You don’t need an IP protocol number for that….

> 
>> 
>> However, even if you have those addresses, you still need to identify the service types (which is what we use ports for).
> 
> UDP (at the link level) has only one service type in this case: “TIPC"

That’s an identifier for your service - you can easily add whatever additional identifiers you want inside that and demux to support dozens or even billions of different sub-services.

> At the socket level we are using TIPC service addresses for this, i.e., a {service type, service instance} tuple, each element being a 32-bit integer.

That, IMO, is an ID that belongs *inside* UDP port TIPC. That is YOUR service type/instance, not the Internet’s. The Internet should consider this all a single TIPC service.

>> 
>> ——
>> 
>> I’m still stuck at why you want to run direct over IP. If you want Ethernet that bridges across routers, GRE does that.
> 
> Yes, we could use VxLAN or Geneve or whatever.
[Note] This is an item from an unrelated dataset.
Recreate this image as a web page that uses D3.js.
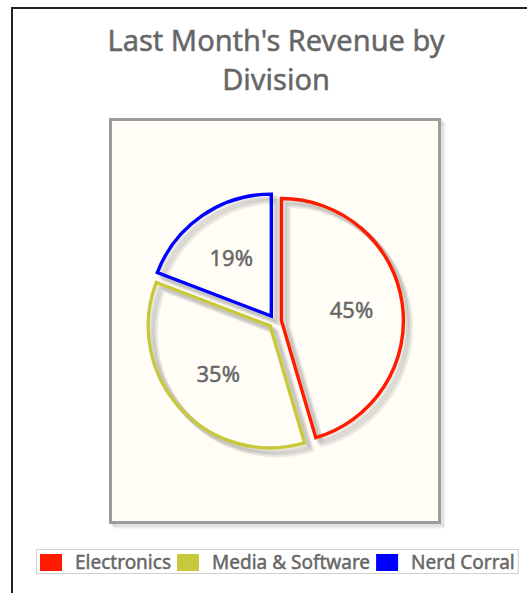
<!DOCTYPE html>
<html>
<head>
<meta charset="utf-8">
<script src="https://cdn.jsdelivr.net/npm/d3@7"></script>
<style>
  html, body { margin: 0; padding: 0; background: #ffffff; }
  svg { display: block; }
  text { font-family: "Noto Sans", "Open Sans", sans-serif; fill: #666666; stroke: #666666; stroke-width: 0.45px; }
</style>
</head>
<body>
<svg id="chart" width="527" height="593"></svg>
<script>
// Revenue share per division
const divisions = ["Electronics", "Media & Software", "Nerd Corral"];
const revenue = [45, 35, 19];
const sliceColors = ["#ff1a00", "#c8c83c", "#0000ff"];
const titleLines = ["Last Month's Revenue by", "Division"];

const W = 527, H = 593;
const svg = d3.select("#chart");

// outer frame
svg.append("rect")
  .attr("x", 12).attr("y", 8)
  .attr("width", W + 20).attr("height", H + 20)
  .attr("fill", "none").attr("stroke", "#222").attr("stroke-width", 2);

// title
const title = svg.append("text")
  .attr("text-anchor", "middle")
  .attr("font-size", 29);
titleLines.forEach((t, i) => {
  title.append("tspan").attr("x", 276).attr("y", 51 + i * 39).text(t);
});

// plot area
const box = { x: 110.5, y: 119.5, w: 329, h: 403 };
[4.5, 3, 1.5].forEach(o => {
  svg.append("rect")
    .attr("x", box.x + o).attr("y", box.y + o)
    .attr("width", box.w).attr("height", box.h)
    .attr("fill", "none").attr("stroke", "#000")
    .attr("stroke-opacity", 0.06).attr("stroke-width", 3);
});
svg.append("rect")
  .attr("x", box.x).attr("y", box.y)
  .attr("width", box.w).attr("height", box.h)
  .attr("fill", "#fffdf6").attr("stroke", "#9c9c9c").attr("stroke-width", 3);

// pie
const cx = box.x + box.w / 2, cy = box.y + box.h / 2 + 0.5;
const R = 122, margin = 6.5;
const pie = d3.pie().sort(null).value(d => d);
const arcs = pie(revenue);
const total = d3.sum(revenue);
const arc = d3.arc().innerRadius(0).outerRadius(R);
const labelArc = d3.arc().innerRadius(R * 0.58).outerRadius(R * 0.58);
const color = d3.scaleOrdinal().domain(divisions).range(sliceColors);

const g = svg.append("g").attr("transform", `translate(${cx},${cy})`);

const slices = g.selectAll("g.slice").data(arcs).join("g")
  .attr("class", "slice")
  .attr("transform", d => {
    const a = (d.startAngle + d.endAngle) / 2;
    return `translate(${margin * Math.sin(a)},${-margin * Math.cos(a)})`;
  });

// soft drop shadow of each outline
[7, 5, 3].forEach(o => {
  slices.append("path")
    .attr("d", arc)
    .attr("transform", `translate(${o},${o})`)
    .attr("fill", "none")
    .attr("stroke", "#000").attr("stroke-opacity", 0.08)
    .attr("stroke-width", 5).attr("stroke-linejoin", "miter");
});

slices.append("path")
  .attr("d", arc)
  .attr("fill", "none")
  .attr("stroke", (d, i) => color(divisions[i]))
  .attr("stroke-width", 3.4)
  .attr("stroke-linejoin", "miter");

slices.append("text")
  .attr("transform", d => `translate(${labelArc.centroid(d)})`)
  .attr("text-anchor", "middle")
  .attr("dy", "0.36em")
  .attr("font-size", 22)
  .text(d => Math.round(d.value / total * 100) + "%");

// legend
const legend = svg.append("g");
const legendBg = legend.append("rect");
let lx = 40;
const ly = 554;
divisions.forEach((name, i) => {
  legend.append("rect")
    .attr("x", lx).attr("y", ly)
    .attr("width", 22).attr("height", 17)
    .attr("fill", color(name));
  const t = legend.append("text")
    .attr("x", lx + 35).attr("y", ly + 15)
    .attr("font-size", 19)
    .text(name);
  lx += 35 + t.node().getComputedTextLength() + 6;
});
legendBg
  .attr("x", 36.5).attr("y", 549.5)
  .attr("width", lx - 39).attr("height", 24)
  .attr("fill", "#fff").attr("stroke", "#d0d0d0").attr("stroke-width", 1);
</script>
</body>
</html>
But that always comes to a cost both in performance and maintenance.

I can’t speak for IP protocol numbers, but Internet transport port numbers are not assigned or performance reasons. 

> We want TIPC to be both performant and really simple to use.

You seem to have a lot of competing goals. You should consider the rule of home contractors - fast, cheap, good - pick two. The same applies to nearly all systems design decisions.

> 
>> If you want loc-independent addresses for services, UDP over IP using anycast does that.
> 
> Again yes, but IP is normally not location independent inside clusters. 8.8.8.8 may be perceived as location independent, but 192.168.100.17 is typically not. And UDP has well-known limitations:
> 
> 1) - UDP has 16-bit port numbers, a number space which has to be strictly managed.
>     - TIPC has a 32-bit+32-bit service address instead. This is what we want
>       to extend to 128+128 bits, so that nobody ever needs to register a 
>       well-known address for TIPC. At least not for the purpose of 
>       avoiding collisions.

What you want, IMO, is a field t the front of a UDP TIPC port packet. YOUR service IDs are not the Internet transport port services; they’re components of what the Internet architecture considers “the application layer’ (which is merely whatever runs over UDP/TCP/SCTP/DCCP).

> 2) - UDP is best effort. 
>     - Standard TIPC anycast is "better than best" effort, because packets will 
>       never be lost in transport. Due to lack of socket level flow control, there 
>       is still a risk of seeing messages being dropped, though.
>     - Group anycast DOES have end-to-end flow control, so such messages 
>       will never be lost or disordered.

Raw UDP isn’t what you seek, so do what you want *over* UDP. Nothing stops you and nothing makes your protocol only offer only what UDP has. E.g., see QUIC.

> 3) Furthermore, we have reliable multicast and broadcast using the same
>     address type. There is no way you can get that with UDP.

See my response to #2.

>> 
>> What is the specific gain of needing IP but not allowing a transport? AFAICT, it’s all down to GSO - which is an implementation. If GSO doesn’t do what you want, it would be useful to take your issues there or edit the code yourself and submit the patches.
> 
> In that respect this is only an implementation issue, as you say, but it is not a TIPC only one. 

Perhaps, but you’re the only one asking for a new IP protocol number to solve it.

> The slides referred to me by Tom Herbert describe GSO on large UDP messages, but they don´t describe how we go one step further and do it on the inner messages, or how we identify those as being TIPC in the first place. Furthermore, we would have to re-write the host level GSO support, which am highly uncertain that the Linux network community would accept, given that everything needed already is there (i.e., if we only have a proper protocol number.)

So let me get this straight:

- you want an IP protocol number, a limited resource of the entire global Internet
- because you’re concerned that Linux won’t take your code?

I strongly suggest trying that first and if it fails, then perhaps make your own Linux release or patch.

I.e., this is not an Internet protocol problem.

> GSO is only one of the reasons for our request. There are more reasons:
> - Performance. The difference is not dramatic, but clearly measurable.
>   Terminating sockets in kernel space comes at a cost.

That’s an implementation issue...

> - The need to be able to register a new socket type, which will map down
>   to a (compatible) TIPC v3 protocol.

That’s another implementation issue.

> - Acceptance. We want to have TIPC recognized as a part of the IP protocol
>   family, controlled by IETF, like most other protocols.

It already is, but it’s recognized for what it is to the Internet protocol family - a service, not a transport. 

Also, FWIW, making it be its own transport will only ensure it won’t get through most firewalls.

Joe